Defense Secretary Jim Mattis, left, and Vice Chairman of the Joint Chiefs General Paul J. Selva, testified today at a hearing of the House Armed Services Committee.

Defense Secretary Jim Mattis, left, and Vice Chairman of the Joint Chiefs General Paul J. Selva, testified today at a hearing of the House Armed Services Committee. Alex Brandon/AP

Mattis: New Sea-Launched Cruise Missile Is a Bargaining Chip

But don’t call the low-yield option a ‘tactical nuclear weapon’ — it’s still strategic, he says.

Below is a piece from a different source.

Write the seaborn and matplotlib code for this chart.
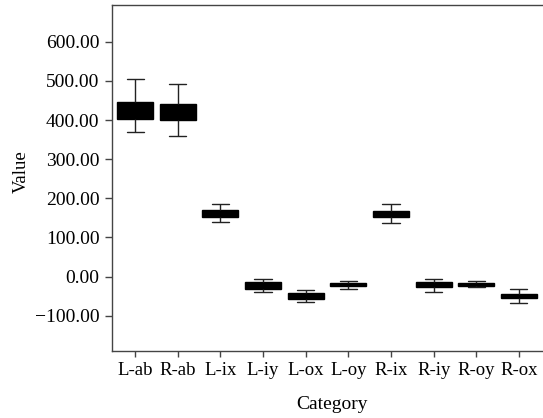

The U.S. plans to develop a new sea-launched cruise missile as a bargaining chip, Defense Secretary Jim Mattis said today.

Russia has developed and deployed nuclear weapons that violate the bilateral Intermediate Range Nuclear Forces Treaty, and the U.S. wants to nudge it back into compliance. But Moscow isn’t likely to “give up something to gain nothing from us in terms of reduction,” Mattis told lawmakers at the House Armed Services Committee.

Last week, Pentagon officials hinted at this rationale as they rolled out a new Nuclear Posture Review that calls for two new low-yield nuclear weapons and develop a potentially treaty-violating missile of its own. But Mattis was explicit today about the SLCM, saying “we have to give our negotiators something with which to negotiate” — and adding that there’s no guarantee the U.S. would give it up if Russia returned to compliance.

So it’s a bargaining chip? asked Rep. Rick Larsen, D-Wash.

“That’s correct,” Mattis responded.

Related: Pentagon Confirms It’s Developing Nuclear Cruise Missile to Counter a Similar Russian One

That’s not true of the broader pursuit of low-yield nuclear weapons, according to Mattis and Gen. Paul Selva, the vice chairman of the joint chiefs of staff who testified alongside him. Because, again, Russia: In addition to a ground-launched missile whose deployment violates the INF Treaty, Moscow has developed a suite of low-yield nukes of its own. Russia’s most recent military doctrine restricts its use of nuclear weapons to threats that endanger “the very existence of the state,” but analysts say that in practice, Moscow would consider using them to win a conventional war, or would “escalate to de-escalate.” The U.S. needs a way to discourage that, Mattis said.

“We don’t want someone else to miscalculate and think that because they are going to use a low-yield weapon, somehow we would confront what [former Secretary of State Henry] Kissinger calls ‘surrender or suicide,’” Mattis said. “We want to be certain they recognize we could respond in-kind, we don’t have to go with a high-yield weapon, thus the deterrent effort stays primary.”

That doesn’t mean the secretary thinks of them as tactical weapons — though the NPR uses the phrase at least twice.  

“I don’t think there is any such thing as a ‘tactical nuclear weapon,’” he said. “Any nuclear weapon used any time is a strategic gamechanger.”

Arms control advocates have warned against the Pentagon’s decision to invest in the less powerful weapons, saying they lower the threshold for starting a nuclear war. Sixteen senators sent a letter to the Pentagon just before the NPR’s release expressing that concern, among others.

The U.S. currently has the B-61 gravity bomb, which provides a lower-yield option. But advances in air defenses means that potential adversaries have a better chance of stopping the plane carrying the bomb from getting to its target, Mattis acknowledged today.

“The bomber would have to penetrate” into an enemy’s airspace to deploy the B-61, he said. “But today air defense systems are all together different than 10 or 20 years ago.”

The U.S. retired its previous nuclear-tipped, sub-launched cruise missile — the nuclear Tomahawk land-attack cruise missile (TLAM/N) and its W80-0 warhead — sometime between 2010 and 2013.